Load/Store unit
From NaplesPU Documentation
It holds cache L1 data and tags, schedules different thread memory requests, and brings data in \texttt{Writeback}.
The \texttt{Load Store Unit} does not store specific coherence protocol information (as stable states) but it stores \textit{privileges} for all cached addresses. Each cache line has two privileges: \textit{can read} and \textit{can write}. Those privileges determine cache misses/hits and are updated only by the \texttt{Cache Controller}.
/*
* This is the unit inside the core that executes the load and store operations. It contains an L1 data cache inside itself * in order to reduce the memory access latency. It is divided in three stages (more details will be furnished inside them). * It basically interfaces the Operand fetch stage and the Writeback stages.

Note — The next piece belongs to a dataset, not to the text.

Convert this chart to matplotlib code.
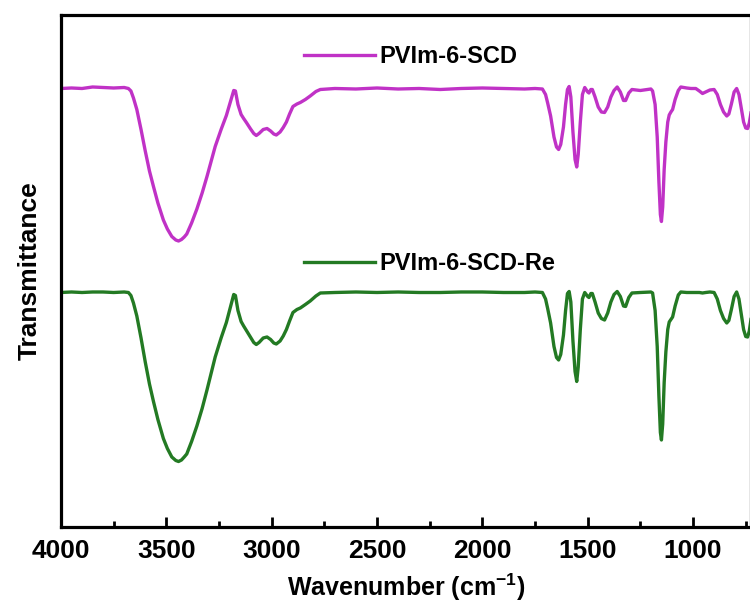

Furthermore, it sends to instruction buffer unit * a signal in order to stop a thread when a miss raises. * Note that the signals to the writeback stage go to the cache controller (throughout the core interface module) as well. */
Stage 1
/*
* This is the first stage of the Load/Store Pipeline Unit. * This stage has one queue per thread in which store the threads-relative instructions coming from the * Operand Fetch, then provides in parallel one instruction per thread to the second stage . * * If the second stage is able to execute the instruction provided of thread i-th, asserts combinatorially * the i-th bit of the ldst2_dequeue_instruction mask in order to notify the stage1 that the instruction * has been consumed. In this way, the second stage stalls the instructions in this stage, if it is busy. * * Before to enqueue the request, the data are aligned and compressed in a proper vector and replicated if necessary. * * The flush operation forces the data to be enqueued, even if the instruction_valid signal is not asserted. xxx * * It contains a recycle buffer: if a cache miss occurs in the 3th stage, the data is putted in this buffer. * The output of this this buffer is send to the 2nd stage. * * Note that this stage consumes much memory space because the queues store the entire instructions and the * relative fetched operands. * */
Stage 2
/*
* This stage has the main scope to choose a request to serve and fetching the tag&privileges from the tag cache. * * It receives from the previous stage the load/store requests plus the recycle request for each thread; both kind of request * are dequeued using two different signals (they are treated differently), but assert the same signal. The recycling has the * priority over the regular requests. * * The signal cc_update_ldst_valid is important and establishes when the cache controller wants to update the cache and it has the highest priority * * Basing on these signals, an arbiter choose a request and it performs the tag&privileges read or update. * In parallel, another reading can happen because of a snooping request by the cache controller. * * */
Stage 3
/*
* This unit primary receives the cached tag&privileges from the previous stage in order to execute the hit/miss detection and * the data fetching, if necessary. It receives as well other two signals about flushing, and evicting/updating. * * The output of this stage is to determine if one of these events happened: cache miss, eviction, and flushing, * plus another important signal about the thread sleeping if a miss occurs. */